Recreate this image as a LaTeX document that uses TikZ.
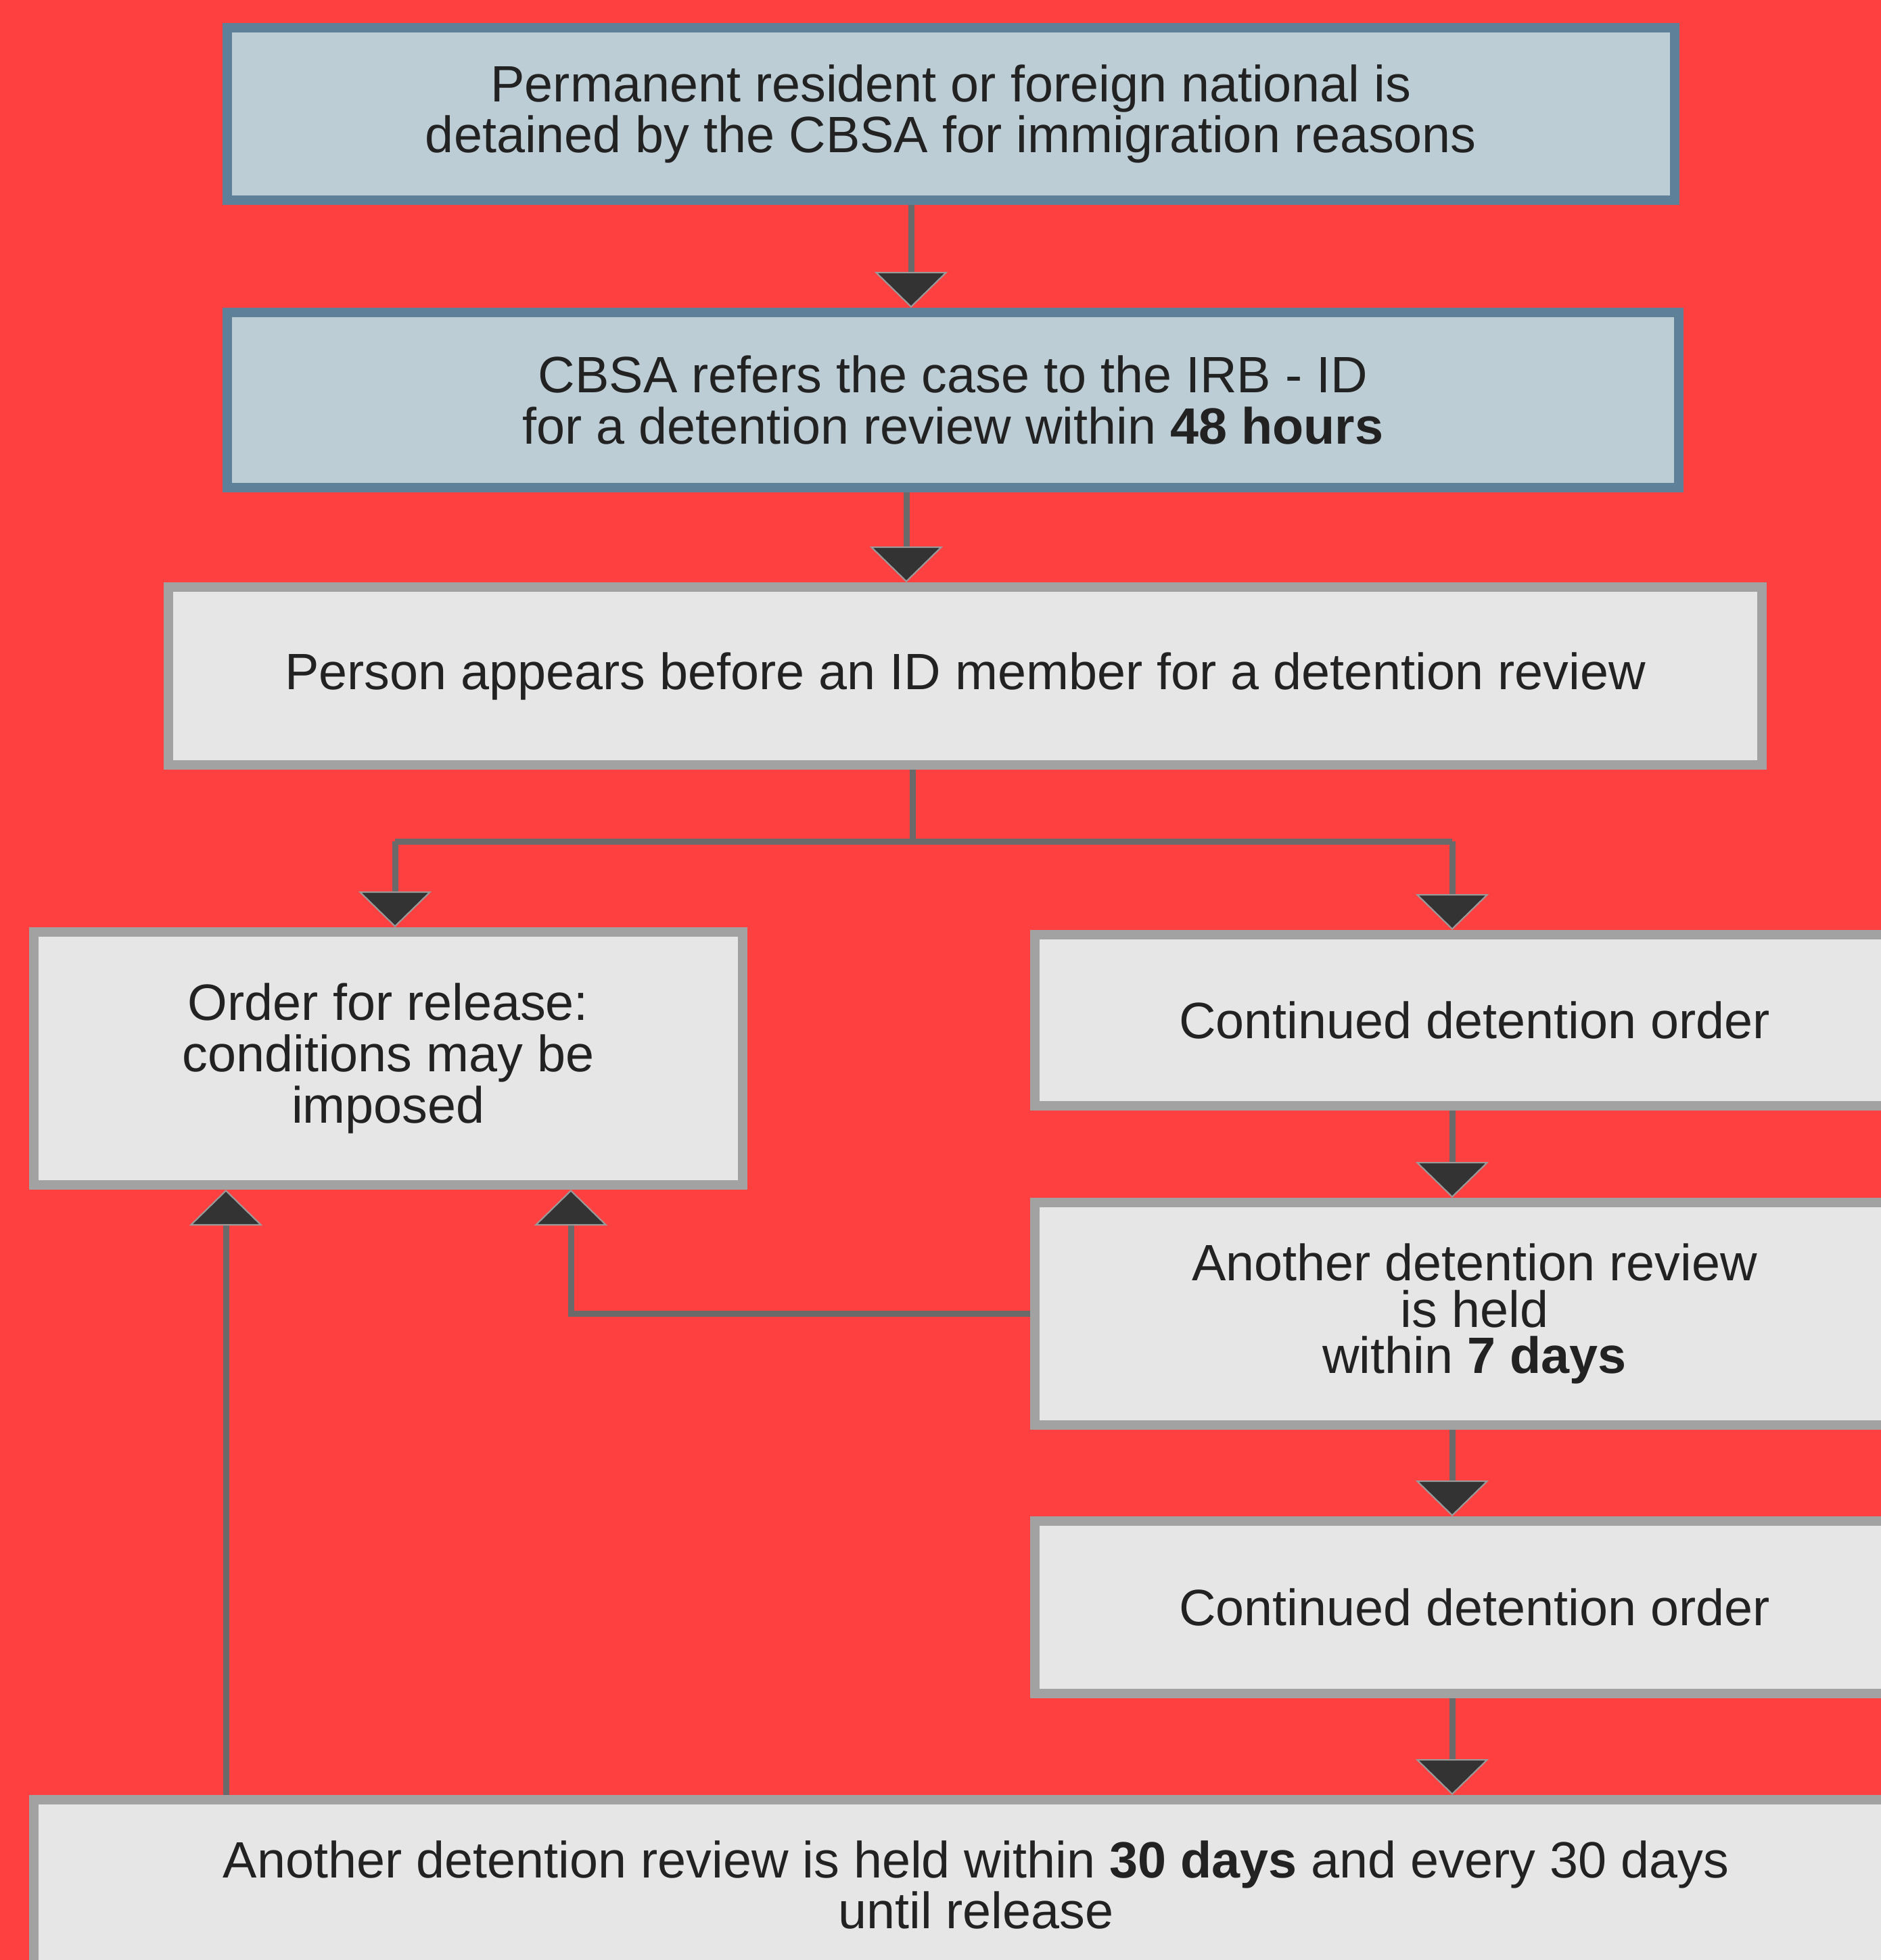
\documentclass[tikz,border=0pt]{standalone}
\usepackage{fontspec}
\setmainfont{Liberation Sans}
\usetikzlibrary{arrows.meta}

\definecolor{bgred}{HTML}{FF4040}
\definecolor{bluefill}{HTML}{BDCDD5}
\definecolor{blueedge}{HTML}{5E8199}
\definecolor{greyfill}{HTML}{E6E6E6}
\definecolor{greyedge}{HTML}{A2A2A2}
\definecolor{linegrey}{HTML}{6A6A6A}
\definecolor{headdark}{HTML}{333333}
\definecolor{headedge}{HTML}{9A9A9A}
\definecolor{textdark}{HTML}{222222}

\begin{document}
\begin{tikzpicture}[
	box/.style={rectangle, align=center, inner sep=0pt, line width=0.14cm,
		text=textdark, font=\fontsize{21.5}{21.5}\selectfont},
	bluebox/.style={box, fill=bluefill, draw=blueedge},
	greybox/.style={box, fill=greyfill, draw=greyedge},
	conn/.style={draw=linegrey, line width=0.09cm},
	arr/.style={conn, -{Triangle[width=1.08cm,length=0.53cm,fill=headdark,color=headedge,line width=0.6pt]}}
	]
	\useasboundingbox (0,0) rectangle (27.81,-28.98);
	\clip (0,0) rectangle (27.81,-28.98);
	\fill[bgred] (0,0) rectangle (27.81,-28.98);

	\begin{scope}
		% referral
		\node[bluebox, minimum width=21.40cm, minimum height=2.55cm] (detained) at (14.06,-1.685)
			{Permanent resident or foreign national is\\detained by the CBSA for immigration reasons};
		\node[bluebox, minimum width=21.46cm, minimum height=2.59cm] (refer) at (14.09,-5.915)
			{CBSA refers the case to the IRB - ID\\for a detention review within \textbf{48 hours}};

		% first review
		\node[greybox, minimum width=23.56cm, minimum height=2.63cm] (review) at (14.27,-9.995)
			{Person appears before an ID member for a detention review};

		% outcomes
		\node[greybox, minimum width=10.48cm, minimum height=3.74cm] (release) at (5.74,-15.65)
			{Order for release:\\conditions may be\\imposed};
		\node[greybox, minimum width=13.00cm, minimum height=2.53cm] (cont1) at (21.80,-15.085)
			{Continued detention order};
		\node[greybox, minimum width=13.00cm, minimum height=3.29cm,
			font=\fontsize{21.5}{19.6}\selectfont] (week) at (21.80,-19.425)
			{Another detention review\\is held\\within \textbf{7 days}};
		\node[greybox, minimum width=13.00cm, minimum height=2.55cm] (cont2) at (21.80,-23.765)
			{Continued detention order};
		\node[greybox, minimum width=27.86cm, minimum height=2.52cm] (month) at (14.43,-27.87)
			{Another detention review is held within \textbf{30 days} and every 30 days\\until release};

		% turning points
		\coordinate (c1) at (13.47,0);
		\coordinate (c2) at (13.40,0);
		\coordinate (split) at (13.49,-12.44);
		\coordinate (splitL) at (5.84,-12.44);
		\coordinate (splitR) at (21.47,-12.44);
		\coordinate (back1) at (8.44,0);
		\coordinate (back2) at (3.34,0);

		% arrows
		\draw[arr] (detained.south -| c1) -- (refer.north -| c1);
		\draw[arr] (refer.south -| c2) -- (review.north -| c2);
		\draw[conn] (review.south -| split) -- (split);
		\draw[conn] (splitL) -- (splitR);
		\draw[arr] (splitL) -- (release.north -| splitL);
		\draw[arr] (splitR) -- (cont1.north -| splitR);
		\draw[arr] (cont1.south -| splitR) -- (week.north -| splitR);
		\draw[arr] (week.west) -| (release.south -| back1);
		\draw[arr] (week.south -| splitR) -- (cont2.north -| splitR);
		\draw[arr] (cont2.south -| splitR) -- (month.north -| splitR);
		\draw[arr] (month.north -| back2) -- (release.south -| back2);
	\end{scope}
\end{tikzpicture}
\end{document}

## TASK DIRECTIONS:
Copy exactly the lines running from the beginning of the listing through the line that has "appears before an". Drop the pictures.

## TASK SOLUTION:
Recreate this image as a LaTeX document that uses TikZ.
\documentclass[tikz,border=0pt]{standalone}
\usepackage{fontspec}
\setmainfont{Liberation Sans}
\usetikzlibrary{arrows.meta}

\definecolor{bgred}{HTML}{FF4040}
\definecolor{bluefill}{HTML}{BDCDD5}
\definecolor{blueedge}{HTML}{5E8199}
\definecolor{greyfill}{HTML}{E6E6E6}
\definecolor{greyedge}{HTML}{A2A2A2}
\definecolor{linegrey}{HTML}{6A6A6A}
\definecolor{headdark}{HTML}{333333}
\definecolor{headedge}{HTML}{9A9A9A}
\definecolor{textdark}{HTML}{222222}

\begin{document}
\begin{tikzpicture}[
	box/.style={rectangle, align=center, inner sep=0pt, line width=0.14cm,
		text=textdark, font=\fontsize{21.5}{21.5}\selectfont},
	bluebox/.style={box, fill=bluefill, draw=blueedge},
	greybox/.style={box, fill=greyfill, draw=greyedge},
	conn/.style={draw=linegrey, line width=0.09cm},
	arr/.style={conn, -{Triangle[width=1.08cm,length=0.53cm,fill=headdark,color=headedge,line width=0.6pt]}}
	]
	\useasboundingbox (0,0) rectangle (27.81,-28.98);
	\clip (0,0) rectangle (27.81,-28.98);
	\fill[bgred] (0,0) rectangle (27.81,-28.98);

	\begin{scope}
		% referral
		\node[bluebox, minimum width=21.40cm, minimum height=2.55cm] (detained) at (14.06,-1.685)
			{Permanent resident or foreign national is\\detained by the CBSA for immigration reasons};
		\node[bluebox, minimum width=21.46cm, minimum height=2.59cm] (refer) at (14.09,-5.915)
			{CBSA refers the case to the IRB - ID\\for a detention review within \textbf{48 hours}};

		% first review
		\node[greybox, minimum width=23.56cm, minimum height=2.63cm] (review) at (14.27,-9.995)
			{Person appears before an ID member for a detention review};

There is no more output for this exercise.